En d’autres mots, mangent-on les nouvelles réinterprétations des classiques car c’est "la tendance sur Instagram" ou car c’est le pâtissier qui, sans regarder son smartphone, en à décider ainsi ? Comment évalue le talent d’un pâtissier : par ses œuvres ou le nombre de followers ?

La réponse à cette question peut s'analyser ainsi : de quelle génération êtes-vous ? Pour les plus jeunes, c’est-à-dire les futurs artisans pâtissiers de demain, Instragram est devenue un outil d’influence sans précèdent et n'hésiteront pas à s'en servir comme vitrine.

A ce jour, les résistants à cette propagande créent des gâteaux et des recettes selon encore deux critères majeurs : répondre à la demande de leurs "vrais clients", ceux qu’ils vont voir rentrer dans leur pâtisserie, avec qui ils pourront échanger et connaitre ainsi leurs avis d'une part. D'autre part, ils préféreront mettre en avant leur sensibilité et leur « vrai soi » en tant qu’artisan.

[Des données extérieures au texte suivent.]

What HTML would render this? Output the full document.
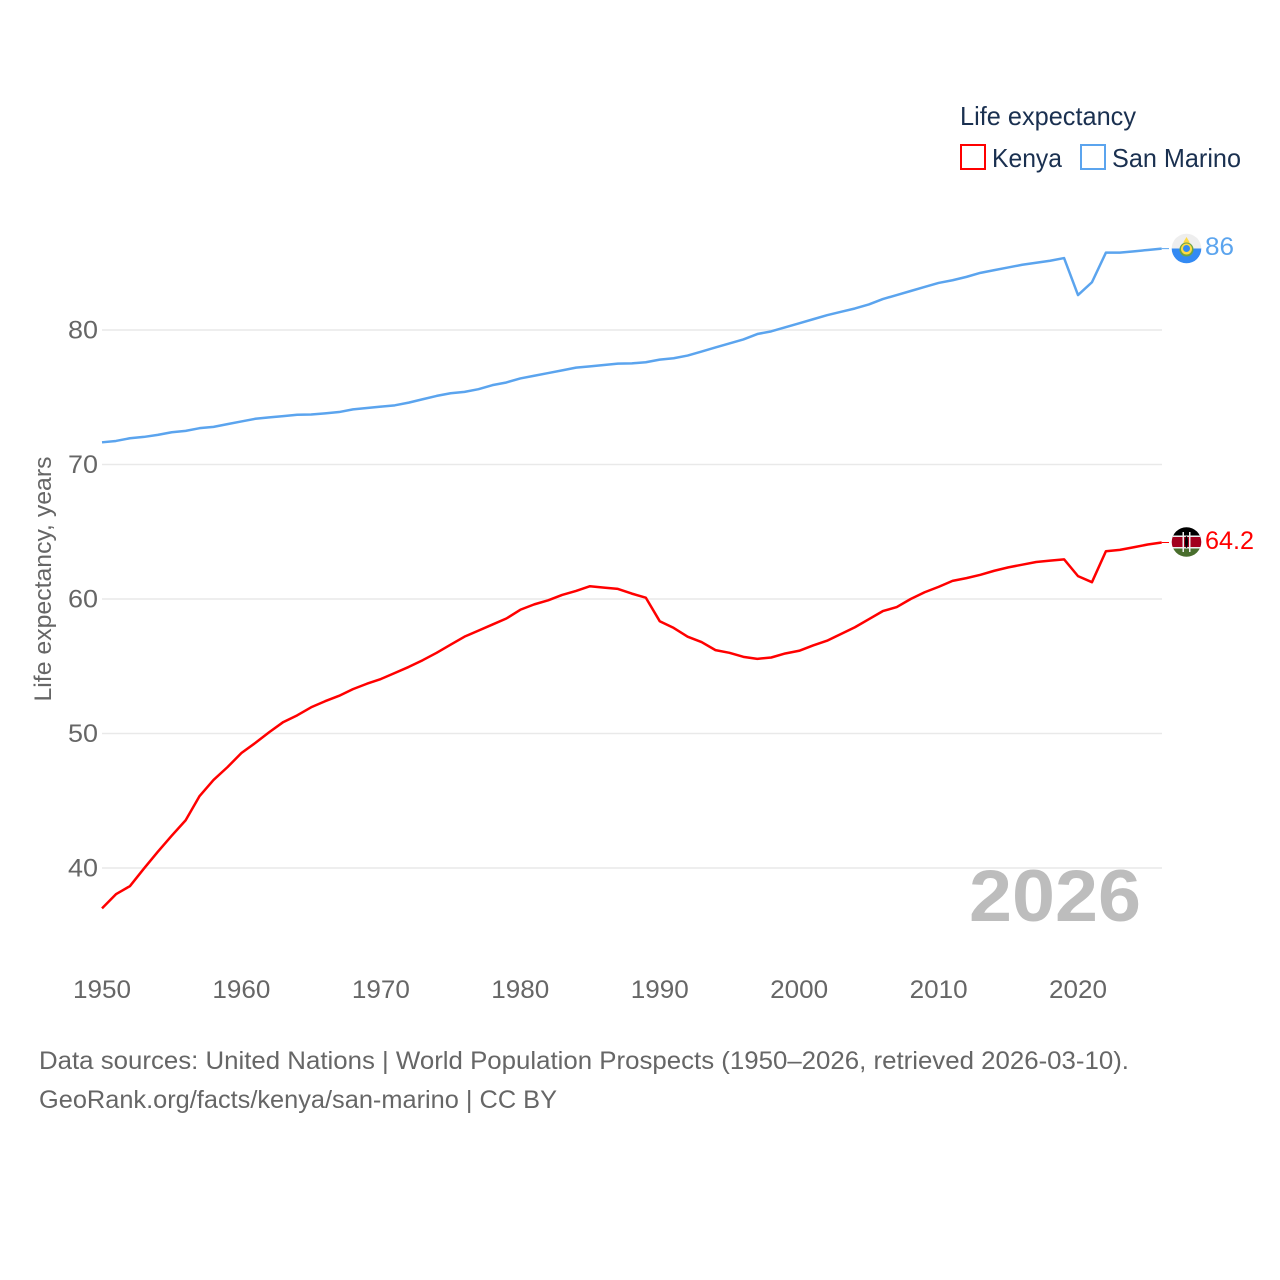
<!DOCTYPE html>
<html lang="en">
<head>
<meta charset="utf-8">
<title>Life expectancy: Kenya and San Marino</title>
<style>
html,body{margin:0;padding:0;background:#fff;}
svg{display:block;}
text{font-family:"Liberation Sans",sans-serif;}
</style>
</head>
<body>
<svg id="chart" xmlns="http://www.w3.org/2000/svg" width="1280" height="1280" viewBox="0 0 1280 1280">
  <rect x="0" y="0" width="1280" height="1280" fill="#ffffff"/>
  <g id="grid"></g>
  <g id="yticks"></g>
  <g id="xticks"></g>
  <text transform="translate(51,579) rotate(-90)" text-anchor="middle" font-size="24" fill="#666666" textLength="245" lengthAdjust="spacingAndGlyphs">Life expectancy, years</text>
  <text x="1055" y="921" text-anchor="middle" font-size="73" font-weight="bold" fill="#bdbdbd" textLength="172" lengthAdjust="spacingAndGlyphs">2026</text>
  <g id="series"></g>

  <g>
    <clipPath id="clipSM"><circle cx="1186.500" cy="248.500" r="14.800"/></clipPath>
    <g clip-path="url(#clipSM)">
      <rect x="1171" y="233" width="31" height="15.500" fill="#eeeeee"/>
      <rect x="1171" y="248.500" width="31" height="15.500" fill="#338af3"/>
      <path d="M1186.500 237l3 5v3h-6v-3z" fill="#ffda44"/>
      <circle cx="1186.500" cy="249.500" r="7" fill="#6da544"/>
      <circle cx="1186.500" cy="249" r="5.500" fill="#ffda44"/>
      <circle cx="1186.500" cy="248.500" r="3.500" fill="#338af3"/>
    </g>
  </g>
  <g>
    <clipPath id="clipKE"><circle cx="1186.500" cy="542" r="14.800"/></clipPath>
    <g clip-path="url(#clipKE)">
      <rect x="1171" y="527" width="31" height="10" fill="#000000"/>
      <rect x="1171" y="537" width="31" height="10" fill="#a2001d"/>
      <rect x="1171" y="535.500" width="31" height="1.500" fill="#eeeeee"/>
      <rect x="1171" y="547" width="31" height="1.500" fill="#eeeeee"/>
      <rect x="1171" y="548.500" width="31" height="8.500" fill="#496e2d"/>
      <rect x="1182.500" y="532" width="1.500" height="20" fill="#eeeeee"/>
      <rect x="1189" y="532" width="1.500" height="20" fill="#eeeeee"/>
      <ellipse cx="1186.500" cy="542" rx="1.500" ry="6" fill="#000000"/>
    </g>
  </g>
  <text id="labelSM" x="1205" y="255" font-size="25" fill="#5ba4ee" textLength="29" lengthAdjust="spacingAndGlyphs">86</text>
  <text id="labelKE" x="1205" y="549" font-size="25" fill="#ff0000" textLength="49" lengthAdjust="spacingAndGlyphs">64.2</text>

  <g>
    <text x="960" y="125" font-size="26" fill="#1a3050" textLength="176" lengthAdjust="spacingAndGlyphs">Life expectancy</text>
    <g>
      <rect x="961" y="145" width="24" height="24" fill="#ffffff" stroke="#ff0000" stroke-width="2"/>
      <text x="992" y="167" font-size="26" fill="#1a3050" textLength="70" lengthAdjust="spacingAndGlyphs">Kenya</text>
    </g>
    <g>
      <rect x="1081" y="145" width="24" height="24" fill="#ffffff" stroke="#5ba4ee" stroke-width="2"/>
      <text x="1112" y="167" font-size="26" fill="#1a3050" textLength="129" lengthAdjust="spacingAndGlyphs">San Marino</text>
    </g>
  </g>

  <text x="39" y="1069" font-size="25" fill="#666666" textLength="1090" lengthAdjust="spacingAndGlyphs">Data sources: United Nations | World Population Prospects (1950–2026, retrieved 2026-03-10).</text>
  <text x="39" y="1108" font-size="25" fill="#666666" textLength="518" lengthAdjust="spacingAndGlyphs">GeoRank.org/facts/kenya/san-marino | CC BY</text>
</svg>
<script>
const startYear = 1950;
const xTickYears = [1950, 1960, 1970, 1980, 1990, 2000, 2010, 2020];
const yTickValues = [40, 50, 60, 70, 80];
const kenyaValues = [
  37.0, 38.05, 38.65, 39.95, 41.2, 42.4, 43.55, 45.35, 46.55, 47.5,
  48.55, 49.3, 50.1, 50.85, 51.35, 51.95, 52.4, 52.8, 53.3, 53.7,
  54.05, 54.5, 54.95, 55.45, 56.0, 56.6, 57.2, 57.65, 58.1, 58.55,
  59.2, 59.6, 59.9, 60.3, 60.6, 60.95, 60.85, 60.75, 60.4, 60.1,
  58.35, 57.85, 57.2, 56.8, 56.2, 56.0, 55.7, 55.55, 55.65, 55.95,
  56.15, 56.55, 56.9, 57.4, 57.9, 58.5, 59.1, 59.4, 60.0, 60.5,
  60.9, 61.35, 61.55, 61.8, 62.1, 62.35, 62.55, 62.75, 62.85, 62.95,
  61.7, 61.25, 63.55, 63.65, 63.85, 64.05, 64.2
];
const sanMarinoValues = [
  71.65, 71.75, 71.95, 72.05, 72.2, 72.4, 72.5, 72.7, 72.8, 73.0,
  73.2, 73.4, 73.5, 73.6, 73.7, 73.72, 73.8, 73.9, 74.1, 74.2,
  74.3, 74.4, 74.6, 74.85, 75.1, 75.3, 75.4, 75.6, 75.9, 76.1,
  76.4, 76.6, 76.8, 77.0, 77.2, 77.3, 77.4, 77.5, 77.52, 77.6,
  77.8, 77.9, 78.1, 78.4, 78.7, 79.0, 79.3, 79.7, 79.9, 80.2,
  80.5, 80.8, 81.1, 81.35, 81.6, 81.9, 82.3, 82.6, 82.9, 83.2,
  83.5, 83.7, 83.95, 84.25, 84.45, 84.65, 84.85, 85.0, 85.15, 85.35,
  82.6, 83.55, 85.75, 85.75, 85.85, 85.95, 86.05
];

const NS = 'http://www.w3.org/2000/svg';
function xScale(year) { return 102 + (year - 1950) * 13.943; }
function yScale(value) { return 330 - (value - 80) * 13.45; }

const grid = document.getElementById('grid');
const yticks = document.getElementById('yticks');
const xticks = document.getElementById('xticks');
const series = document.getElementById('series');

yTickValues.forEach(function (v) {
  const line = document.createElementNS(NS, 'line');
  
  
  line.setAttribute('x1', 102);
  line.setAttribute('x2', 1162);
  line.setAttribute('y1', yScale(v));
  line.setAttribute('y2', yScale(v));
  line.setAttribute('stroke', '#e9e9e9');
  line.setAttribute('stroke-width', '1.5');
  grid.appendChild(line);

  const label = document.createElementNS(NS, 'text');
  
  
  label.setAttribute('x', 98);
  label.setAttribute('y', yScale(v) + 8.5);
  label.setAttribute('text-anchor', 'end');
  label.setAttribute('font-size', '25');
  label.setAttribute('fill', '#666666');
  label.setAttribute('textLength', '30');
  label.setAttribute('lengthAdjust', 'spacingAndGlyphs');
  label.textContent = String(v);
  yticks.appendChild(label);
});

xTickYears.forEach(function (yr) {
  const label = document.createElementNS(NS, 'text');
  
  
  label.setAttribute('x', xScale(yr));
  label.setAttribute('y', 998);
  label.setAttribute('text-anchor', 'middle');
  label.setAttribute('font-size', '25');
  label.setAttribute('fill', '#666666');
  label.setAttribute('textLength', '58');
  label.setAttribute('lengthAdjust', 'spacingAndGlyphs');
  label.textContent = String(yr);
  xticks.appendChild(label);
});

function linePoints(values) {
  return values.map(function (v, i) {
    return xScale(startYear + i).toFixed(2) + ',' + yScale(v).toFixed(2);
  }).join(' ');
}

const kenyaLine = document.createElementNS(NS, 'polyline');


kenyaLine.setAttribute('points', linePoints(kenyaValues));
kenyaLine.setAttribute('fill', 'none');
kenyaLine.setAttribute('stroke', '#ff0000');
kenyaLine.setAttribute('stroke-width', '2.5');
kenyaLine.setAttribute('stroke-linejoin', 'round');
series.appendChild(kenyaLine);

const sanMarinoLine = document.createElementNS(NS, 'polyline');


sanMarinoLine.setAttribute('points', linePoints(sanMarinoValues));
sanMarinoLine.setAttribute('fill', 'none');
sanMarinoLine.setAttribute('stroke', '#5ba4ee');
sanMarinoLine.setAttribute('stroke-width', '2.5');
sanMarinoLine.setAttribute('stroke-linejoin', 'round');
series.appendChild(sanMarinoLine);

const lastYear = startYear + kenyaValues.length - 1;

const kenyaLeader = document.createElementNS(NS, 'line');


kenyaLeader.setAttribute('x1', xScale(lastYear));
kenyaLeader.setAttribute('x2', 1169);
kenyaLeader.setAttribute('y1', yScale(kenyaValues[kenyaValues.length - 1]));
kenyaLeader.setAttribute('y2', yScale(kenyaValues[kenyaValues.length - 1]));
kenyaLeader.setAttribute('stroke', '#ff0000');
kenyaLeader.setAttribute('stroke-width', '1');
series.appendChild(kenyaLeader);

const sanMarinoLeader = document.createElementNS(NS, 'line');


sanMarinoLeader.setAttribute('x1', xScale(lastYear));
sanMarinoLeader.setAttribute('x2', 1169);
sanMarinoLeader.setAttribute('y1', yScale(sanMarinoValues[sanMarinoValues.length - 1]));
sanMarinoLeader.setAttribute('y2', yScale(sanMarinoValues[sanMarinoValues.length - 1]));
sanMarinoLeader.setAttribute('stroke', '#5ba4ee');
sanMarinoLeader.setAttribute('stroke-width', '1');
series.appendChild(sanMarinoLeader);
</script>
</body>
</html>
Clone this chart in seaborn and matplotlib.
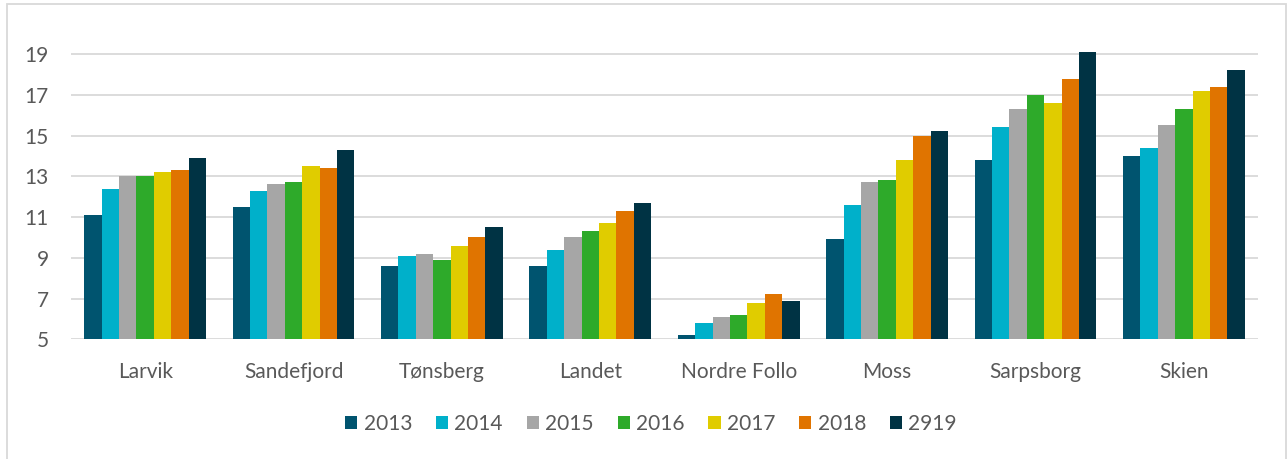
import matplotlib
matplotlib.use("Agg")
import matplotlib.pyplot as plt
import seaborn as sns
import pandas as pd
from matplotlib.patches import Rectangle

categories = ["Larvik", "Sandefjord", "Tønsberg", "Landet", "Nordre Follo", "Moss", "Sarpsborg", "Skien"]
years = ["2013", "2014", "2015", "2016", "2017", "2018", "2919"]
v2013 = [11.1, 11.5, 8.6, 8.6, 5.2, 9.9, 13.8, 14.0]
v2014 = [12.4, 12.3, 9.1, 9.4, 5.8, 11.6, 15.4, 14.4]
v2015 = [13.0, 12.6, 9.2, 10.0, 6.1, 12.7, 16.3, 15.5]
v2016 = [13.0, 12.7, 8.9, 10.3, 6.2, 12.8, 17.0, 16.3]
v2017 = [13.2, 13.5, 9.6, 10.7, 6.8, 13.8, 16.6, 17.2]
v2018 = [13.3, 13.4, 10.0, 11.3, 7.2, 15.0, 17.8, 17.4]
v2919 = [13.9, 14.3, 10.5, 11.7, 6.9, 15.2, 19.1, 18.2]
yticks = [5, 7, 9, 11, 13, 15, 17, 19]
colors = ["#00546F", "#00B0CA", "#A6A6A6", "#2EAA2A", "#E0CC00", "#E07400", "#003344"]

series = [v2013, v2014, v2015, v2016, v2017, v2018, v2919]
rows = []
for y, vals in zip(years, series):
    for c, v in zip(categories, vals):
        rows.append({"Kommune": c, "År": y, "Verdi": v})
df = pd.DataFrame(rows)

sns.set_theme(style="white")
plt.rcParams["font.family"] = ["Lato", "DejaVu Sans"]
txt = "#595959"
fs = 15

fig = plt.figure(figsize=(12.87, 4.59), dpi=100)
ax = fig.add_axes([71 / 1287, (459 - 339.3) / 459, (1258 - 71) / 1287, (339.3 - 51) / 459])

sns.barplot(data=df, x="Kommune", y="Verdi", hue="År", palette=colors,
            width=0.82, ax=ax, saturation=1, edgecolor="none", legend=True)

ax.set_ylim(5, 19.15)
ax.set_yticks(yticks)
ax.set_yticklabels([str(t) for t in yticks], fontsize=fs, color=txt)
ax.tick_params(axis="x", labelsize=fs, colors=txt, pad=16, length=0)
ax.tick_params(axis="y", length=0, pad=16)
for lbl in ax.get_xticklabels():
    lbl.set_color(txt)
ax.set_xlabel("")
ax.set_ylabel("")
ax.set_xlim(-0.5, len(categories) - 0.5)
ax.yaxis.grid(True, color="#D9D9D9", linewidth=1.3)
ax.set_axisbelow(True)
for s in ax.spines.values():
    s.set_visible(False)

handles, labels = ax.get_legend_handles_labels()
ax.get_legend().remove()
fig.legend(handles, labels, loc="center", bbox_to_anchor=(651 / 1287, (459 - 424) / 459),
           ncol=7, frameon=False, fontsize=fs, labelcolor=txt,
           handlelength=0.58, handleheight=0.58, handletextpad=0.3, columnspacing=1.15)

fig.patches.append(Rectangle((7 / 1287, -0.1), (1286 - 7) / 1287, (459 - 4) / 459 + 0.1,
                             transform=fig.transFigure, fill=False,
                             edgecolor="#D9D9D9", linewidth=1.3, zorder=0))

fig.savefig("out.png", dpi=100)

Ayant 35 ans, je suis pris à parti entre ces deux catégories de pâtissiers. Je suis tombé dans Instagram et ma conversion à la "génération Z", c’est-à-dire la génération « Zombie » - tête toujours baissée sur mon téléphone complétement déconnecté du monde qui m’entoure - m’a pris dans son jeu troublant.

C’est alors que je me suis rendu compte que je produisais sous le contrôle et influence d’Instagram et d’autres réseaux sociaux avant tout, puis pour les vrais consommateurs de mes pâtisseries par la suite. J’ai donc décidé de me reprendre en main. Chaque jour, je me connecte un peu moins.

Doit-on supprimer son compte Instagram ? Quelle est la limite entre consommer de l’Instagram et en devenir accro ? Ou commence l’influence d’Instagram ou la soumission et où s’arrête notre propre liberté de décider de nos propres actions ? C’est à vous de répondre.

Pour l’instant, il y a encore des choses qui restent intemporelles et résisteront à l'influence du monde numérique: les livres de recettes! J’invite donc à lire mes confrères et consœurs du métier, de manière critique, un maximum de livre de recettes afin de trouver l’inspiration nécessaire à tout artisan pour tirer son métier vers l’avant.